6. Risks, Ethics, and the Distribution of Wealth
- Political & Technical Risks:
- Warner warns against both “malicious use by bad actors” and the “concentration of power” through unchecked AI adoption.
- The solution is “safe, widespread adoption” with “technical safeguards” and broad access.
- Sharing the Benefits:
- Peston raises the risk that “99.99% of the profits don't all go to Elon Musk” or other megacorporate entities.
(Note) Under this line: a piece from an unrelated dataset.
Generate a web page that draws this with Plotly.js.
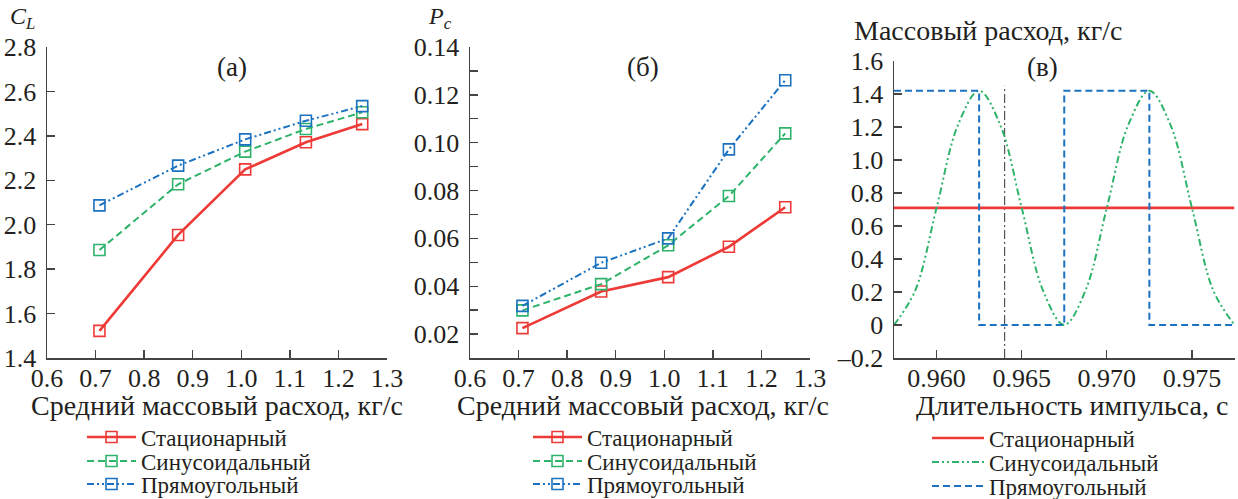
<!DOCTYPE html>
<html>
<head>
<meta charset="utf-8">
<script src="https://cdn.plot.ly/plotly-3.0.1.min.js"></script>
<style>html,body{margin:0;padding:0;background:#fff;overflow:hidden;}#wrap{width:1238px;height:499px;overflow:hidden;}</style>
</head>
<body>
<div id="wrap"><div id="chart"></div></div>
<script>
// ---- data ----
const seriesNames = ['Стационарный', 'Синусоидальный', 'Прямоугольный'];
const massFlow = [0.708, 0.870, 1.008, 1.133, 1.249];
const clStationary = [1.522, 1.954, 2.249, 2.371, 2.453];
const clSine = [1.886, 2.182, 2.329, 2.431, 2.506];
const clRect = [2.087, 2.266, 2.384, 2.468, 2.534];
const pcStationary = [0.0225, 0.0378, 0.0438, 0.0565, 0.0730];
const pcSine = [0.0299, 0.0409, 0.0571, 0.0777, 0.1039];
const pcRect = [0.0318, 0.0498, 0.0600, 0.0972, 0.1261];

const steadyTime = [0.9575, 0.9775];
const steadyFlow = [0.71, 0.71];
const sineTime = [0.9575, 0.95875, 0.96, 0.96125, 0.9625, 0.96375, 0.965, 0.96625, 0.9675,
                  0.96875, 0.97, 0.97125, 0.9725, 0.97375, 0.975, 0.97625, 0.9775];
const sineFlow = [0, 0.21, 0.71, 1.21, 1.42, 1.21, 0.71, 0.21, 0,
                  0.21, 0.71, 1.21, 1.42, 1.21, 0.71, 0.21, 0];
const rectTime = [0.9575, 0.9625, 0.9625, 0.9675, 0.9675, 0.9725, 0.9725, 0.9775];
const rectFlow = [1.42, 1.42, 0, 0, 1.42, 1.42, 0, 0];
const markerTime = [0.964, 0.964];
const markerFlow = [-0.2, 1.45];

const pcTickVals = [0.02, 0.04, 0.06, 0.08, 0.10, 0.12, 0.14];
const pcTickText = ['0.02', '0.04', '0.06', '0.08', '0.10', '0.12', '0.14'];
const pcMinorVals = [0.01, 0.03, 0.05, 0.07, 0.09, 0.11, 0.13];
const flowTickVals = [-0.2, 0, 0.2, 0.4, 0.6, 0.8, 1.0, 1.2, 1.4, 1.6];
const flowTickText = ['\u20130.2', '0', '0.2', '0.4', '0.6', '0.8', '1.0', '1.2', '1.4', '1.6'];
const timeTickVals = [0.960, 0.965, 0.970, 0.975];
const timeTickText = ['0.960', '0.965', '0.970', '0.975'];

// ---- styles ----
const W = 1238, H = 512;           // figure slightly taller than the window so legends never push margins
const RED = '#ee3a36', GREEN = '#2fb36b', BLUE = '#1b72c0';
const FONT = 'Liberation Serif, Times New Roman, serif';
const TXT = '#231f20';
const dashDotDot = '7px,3px,2px,3px,2px,3px';
const dashed = '7px,4px';
const px = v => v / W;
const py = v => 1 - v / H;

function mk(color) {
  return {symbol: 'square-open', size: 11, color: color, line: {color: color, width: 1.6}};
}

const traces = [
  {x: massFlow, y: clStationary, xaxis: 'x', yaxis: 'y', mode: 'lines+markers', name: seriesNames[0],
   line: {color: RED, width: 2.6}, marker: mk(RED), legend: 'legend'},
  {x: massFlow, y: clSine, xaxis: 'x', yaxis: 'y', mode: 'lines+markers', name: seriesNames[1],
   line: {color: GREEN, width: 2, dash: dashed}, marker: mk(GREEN), legend: 'legend2'},
  {x: massFlow, y: clRect, xaxis: 'x', yaxis: 'y', mode: 'lines+markers', name: seriesNames[2],
   line: {color: BLUE, width: 2, dash: dashDotDot}, marker: mk(BLUE), legend: 'legend3'},

  {x: massFlow, y: pcStationary, xaxis: 'x2', yaxis: 'y2', mode: 'lines+markers', name: seriesNames[0],
   line: {color: RED, width: 2.6}, marker: mk(RED), legend: 'legend4'},
  {x: massFlow, y: pcSine, xaxis: 'x2', yaxis: 'y2', mode: 'lines+markers', name: seriesNames[1],
   line: {color: GREEN, width: 2, dash: dashed}, marker: mk(GREEN), legend: 'legend5'},
  {x: massFlow, y: pcRect, xaxis: 'x2', yaxis: 'y2', mode: 'lines+markers', name: seriesNames[2],
   line: {color: BLUE, width: 2, dash: dashDotDot}, marker: mk(BLUE), legend: 'legend6'},

  {x: markerTime, y: markerFlow, xaxis: 'x3', yaxis: 'y3', mode: 'lines', showlegend: false,
   line: {color: '#333', width: 1, dash: '9px,3px,2px,3px'}, hoverinfo: 'skip'},
  {x: steadyTime, y: steadyFlow, xaxis: 'x3', yaxis: 'y3', mode: 'lines', name: seriesNames[0],
   line: {color: RED, width: 2.6}, legend: 'legend7'},
  {x: sineTime, y: sineFlow, xaxis: 'x3', yaxis: 'y3', mode: 'lines', name: seriesNames[1],
   line: {color: GREEN, width: 2, dash: dashDotDot, shape: 'spline', smoothing: 1}, legend: 'legend8'},
  {x: rectTime, y: rectFlow, xaxis: 'x3', yaxis: 'y3', mode: 'lines', name: seriesNames[2],
   line: {color: BLUE, width: 2, dash: dashed}, legend: 'legend9'}
];

const axBase = {
  showgrid: false, zeroline: false, showline: true, linecolor: '#444', linewidth: 1.5,
  ticks: 'inside', ticklen: 8, tickwidth: 1.3, tickcolor: '#444',
  tickfont: {family: FONT, size: 26, color: TXT}, fixedrange: true
};
const xTickShift = {ticklabelstandoff: -4};
const yDomAB = [py(358), py(47)];

function legendAt(x, y, iw) {
  return {x: px(x), y: py(y), xanchor: 'left', yanchor: 'middle', bgcolor: 'rgba(0,0,0,0)',
          borderwidth: 0, itemwidth: iw, font: {family: FONT, size: 23, color: TXT}, tracegroupgap: 0};
}

const layout = {
  width: W, height: H, margin: {l: 0, r: 0, t: 0, b: 0},
  paper_bgcolor: '#fff', plot_bgcolor: '#fff', showlegend: true,
  xaxis: Object.assign({}, axBase, xTickShift, {domain: [px(47), px(387)], anchor: 'y', range: [0.6, 1.3],
    tick0: 0.6, dtick: 0.1, tickformat: '.1f'}),
  yaxis: Object.assign({}, axBase, {domain: yDomAB, anchor: 'x', range: [1.4, 2.8],
    tick0: 1.4, dtick: 0.2, tickformat: '.1f', ticklabelstandoff: 4}),
  xaxis2: Object.assign({}, axBase, xTickShift, {domain: [px(470), px(810)], anchor: 'y2', range: [0.6, 1.3],
    tick0: 0.6, dtick: 0.1, tickformat: '.1f'}),
  yaxis2: Object.assign({}, axBase, {domain: yDomAB, anchor: 'x2', range: [0.01, 0.14],
    tickvals: pcTickVals, ticktext: pcTickText, ticklabelstandoff: 4,
    minor: {tickvals: pcMinorVals, ticks: 'inside', ticklen: 8, tickcolor: '#444', tickwidth: 1.3}}),
  xaxis3: Object.assign({}, axBase, xTickShift, {domain: [px(894), px(1234.5)], anchor: 'y3', range: [0.9575, 0.9775],
    tickvals: timeTickVals, ticktext: timeTickText}),
  yaxis3: Object.assign({}, axBase, {domain: [py(358), py(61)], anchor: 'x3', range: [-0.2, 1.6],
    tickvals: flowTickVals, ticktext: flowTickText, ticklabelstandoff: 4}),
  legend: legendAt(82, 437, 49), legend2: legendAt(82, 461, 49), legend3: legendAt(82, 484, 49),
  legend4: legendAt(528, 437, 49), legend5: legendAt(528, 461, 49), legend6: legendAt(528, 484, 49),
  legend7: legendAt(927, 438, 52), legend8: legendAt(927, 462, 52), legend9: legendAt(927, 486, 52),
  annotations: [
    {text: '(а)', x: px(232), y: py(67), font: {family: FONT, size: 27, color: TXT}},
    {text: '(б)', x: px(643), y: py(67), font: {family: FONT, size: 27, color: TXT}},
    {text: '(в)', x: px(1042), y: py(67), font: {family: FONT, size: 27, color: TXT}},
    {text: '<i>C</i><sub><i>L</i></sub>', x: px(8), y: py(18), xanchor: 'left', font: {family: FONT, size: 24, color: TXT}},
    {text: '<i>P</i><sub><i>c</i></sub>', x: px(426), y: py(18), xanchor: 'left', font: {family: FONT, size: 24, color: TXT}},
    {text: 'Массовый расход, кг/с', x: px(852), y: py(30), xanchor: 'left'},
    {text: 'Средний массовый расход, кг/с', x: px(217), y: py(405)},
    {text: 'Средний массовый расход, кг/с', x: px(643), y: py(405)},
    {text: 'Длительность импульса, с', x: px(1072), y: py(405)}
  ].map(a => Object.assign({xref: 'paper', yref: 'paper', showarrow: false, xanchor: 'center', yanchor: 'middle',
    font: {family: FONT, size: 28, color: TXT}}, a))
};

Plotly.newPlot('chart', traces, layout, {displayModeBar: false, staticPlot: true});
</script>
</body>
</html>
- Warner agrees: “If you get the path right...there's brilliant futures available. But it can be quite bumpy and quite path dependent on getting there, and there's no guarantees.”
— Mark Warner [44:48]
7. Building a UK Tech Powerhouse & Policy Recommendations
- Loss of British Ownership:
- Warner admits there's regret in selling to a foreign company:
- “If...we'd had really ambitious British capital...we would have taken that and this wouldn’t have happened...There are arguments this could easily end up being better for the UK because...we have this now global reach...still going to be London based.”
— Mark Warner [46:32]
- What Should Government Do?
- Make the UK a magnet for ambitious founders through visas and tax breaks, despite the political challenge of giving tax incentives to “extremely tiny companies” that might later become huge.
- “We desperately needed some growth in our economy. We cannot flatline. And that was the necessary trade off to make.”
— Mark Warner [50:03]
Notable Quotes & Memorable Moments
- “That's mad.”
— Mark Warner [36:23], on schools banning AI - “Clinically insane.”
— Robert Peston [36:24], agreeing with above - “We should have on the TV every day a weather forecast, a pollen forecast, and an infectious disease forecast.”
— Mark Warner [20:37], on public health data - “It's about the experience...You know, Magnus Carlsen [chess] already knows what it's like to have a job in a world where super-intelligent systems dominate him at chess...we still do maths...as an artistic pursuit.”
— Mark Warner [41:30], on the value of human experience over efficiency - “All the artistic skills that they don’t prize so much are actually then going to become the much more like competitively valuable skill set.”
— Mark Warner [45:32], on the future job landscape - “I wish we could recapture that level of clarity, particularly in government work more regularly.”
— Mark Warner [18:09], on government responsiveness in crisis
Key Timestamps
- [01:53] – Warner explains Faculty’s founding and vision
- [05:11] – The ethical choice: applying rather than inventing AI
- [14:02] – Faculty’s NHS COVID work and its impact
- [20:37] – Vision for real-time public health data
- [22:51] – Rationale for selling Faculty to Accenture
- [26:15] – Human-led AI and the importance of human judgment
- [30:15] – AI and job displacement view
- [36:23] – On banning AI in school: “That’s mad.”
- [37:23] – The coming “industrial revolution” in software
- [41:30] – Why some skills and experiences remain uniquely human
- [46:32] – Reflections on British tech ownership and scaling
- [50:03] – Policy: making the UK a magnet for talent and capital
Tone and Style
The conversation is fast-paced, candid, and laced with humor, with the hosts challenging and riffing off Warner’s sometimes bleak but mostly pragmatic optimism about AI, education, and the economy. Warner is thoughtful, at times self-deprecating, always focused on big-picture societal impacts alongside the technical details of AI.
Summary Takeaways
- AI is rapidly transforming every area of business and education. Banning it in schools or resisting its workplace adoption is counterproductive and risks leaving entire generations unprepared.
- While job displacement is inevitable, “human” skills — creativity, judgment, empathy — will become even more prized.
- The UK risks losing its brightest technology companies without bold government action to attract founders and capital.
- Policy, ethics, and education must adapt quickly and thoughtfully if societies are to enjoy widespread benefits and avoid dangerous concentrations of power.
- AI can make us more human, not less, if its adoption is guided by values and distributed opportunity.